External validation is imperative that it aims to verify the validity of models in new patients from a different population. Before using prediction model among patients in real life, external validation is indispensable. In our study, we included an independent dataset from a different level of hospital during a different period. To address the ability of generalization, the performance of external validation was not inferior to that observed in internal validation. This is the first research regarding establishing machine learning models for predicting short LOS in ED with external validation.

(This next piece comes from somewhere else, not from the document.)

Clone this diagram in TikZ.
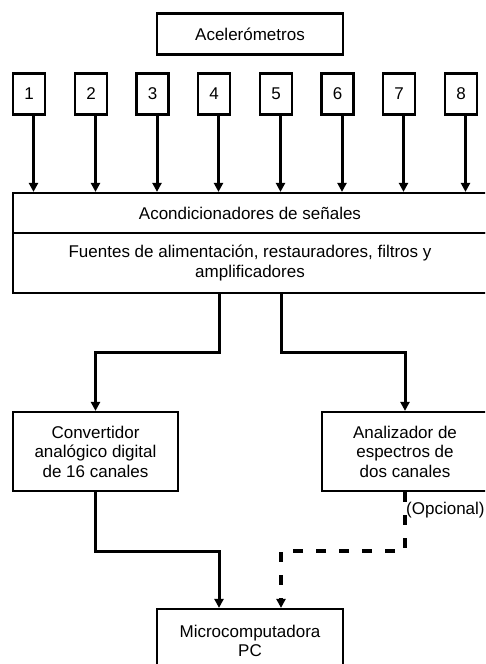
\documentclass[tikz,border=0pt]{standalone}
\usepackage{fontspec}
\setmainfont{Liberation Sans}
\usetikzlibrary{arrows.meta,calc}
\begin{document}
\begin{tikzpicture}[x=1pt,y=-1pt,
  box/.style={draw=black,line width=2.2pt,fill=white,inner sep=0pt,align=center,
    font=\fontsize{17}{19.5}\selectfont},
  conn/.style={line width=3pt,-{Triangle[length=9pt,width=9pt]}},
  dconn/.style={line width=3.5pt,dash pattern=on 10pt off 13pt,-{Triangle[length=9pt,width=9pt]}},
  txt/.style={inner sep=0pt,font=\fontsize{17}{19.5}\selectfont}]
\useasboundingbox (0,0) rectangle (485,664);
\clip (0,0) rectangle (485,664);
% top box
\node[box,minimum width=186pt,minimum height=41pt] (acel) at (250,34) {Acelerómetros};
% numbered boxes
\foreach \i/\x in {1/29,2/91,3/152.5,4/214,5/276,6/337.5,7/399,8/461}{
  \node[box,minimum width=32pt,minimum height=41pt] (n\i) at (\x,94) {\i};
}
% big box
\node[box,minimum width=474pt,minimum height=40pt] (acond) at (250,213) {Acondicionadores de señales};
\node[box,minimum width=474pt,minimum height=60pt] (fuentes) at (250,263)
  {Fuentes de alimentación, restauradores, filtros y\\amplificadores};
% arrows from sensors
\foreach \i in {1,...,8}{
  \draw[conn] ([xshift=4.5pt]n\i.south) -- ([xshift=4.5pt]n\i.south |- acond.north);
}
% lower boxes
\node[box,minimum width=165pt,minimum height=79pt] (conv) at (95.5,451.5)
  {Convertidor\\analógico digital\\de 16 canales};
\node[box,minimum width=166pt,minimum height=79pt] (anal) at (405,451.5)
  {Analizador de\\espectros de\\dos canales};
\node[box,minimum width=186pt,minimum height=64pt] (micro) at (250,641)
  {Microcomputadora\\PC};
% connectors
\coordinate (fl) at (219,293);
\coordinate (fr) at (281,293);
\draw[conn] (fl) -- ++(0,59) -| (conv.north);
\draw[conn] (fr) -- ++(0,59) -| (anal.north);
\draw[conn] (conv.south) -- ++(0,59) -| ([xshift=-31pt]micro.north);
\draw[dconn] (anal.south) -- ++(0,59) -| ([xshift=31pt]micro.north);
\node[txt,anchor=west] (opc) at (406,510) {(Opcional)};
\end{tikzpicture}
\end{document}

In the future, establishing the model for prediction of final disposition (discharge or not) is necessary, and we will build a decision support system by integrating the prediction models of disposition and DLOS. Therefore, predicting the possibility of low-severity can be executed right after the triage information is completed. Based on both subjective judgement, and the result of prediction, the triage nurse can decide whether the patient is a suitable candidate for fast track. The actual effects of these support models are needed to be verified, including prediction performance, change of triage time, and impact on ED crowding.

Limitation

This study has several limitations. First, pediatric patients and those with trauma were not included in this study, and these groups should be analyzed separately in the future. Second, during the study period, there was no actual strategy to stream low-severity patients of TTAS level 3 in our hospital. Besides, in other research, the criteria to select fast tract candidate were either patients with only triage level 4 and 5, or existing subjective judgements which were not suitable to apply retrospectively in our study [17, 18, 33,34,35,36]. Therefore, we could not compare our models with actual ED decision nowadays. Next, although longer stay means more consumption of medical resource, further work must be done to evaluate the most appropriate cutoff point of short DLOS in our hospital [19]. Finally, we could not include other potential confounding factors, such as occupancy rate and total boarding patients, which may represent ED crowding conditions [37, 38]. Several studies have reported that overcrowding EDs may delay medical care and potentially prolong DLOS [39, 40]; thus, crowding leads to some low-severity patients being underrecognized and reduces the performance of our model. Therefore, further investigation and the addition of other confounding factors are imperative.

Conclusion

In this research, we developed a machine learning model by applying triage information alone to predict which patients have low severity with short DLOS (< 4 h). In future research, we aim to perform external validation to generalize the models to different hospitals and integrate this system into triage for decisional support in identifying fast track candidates. Using this model may further strengthen such streaming, and a future survey of the virtual impact is required.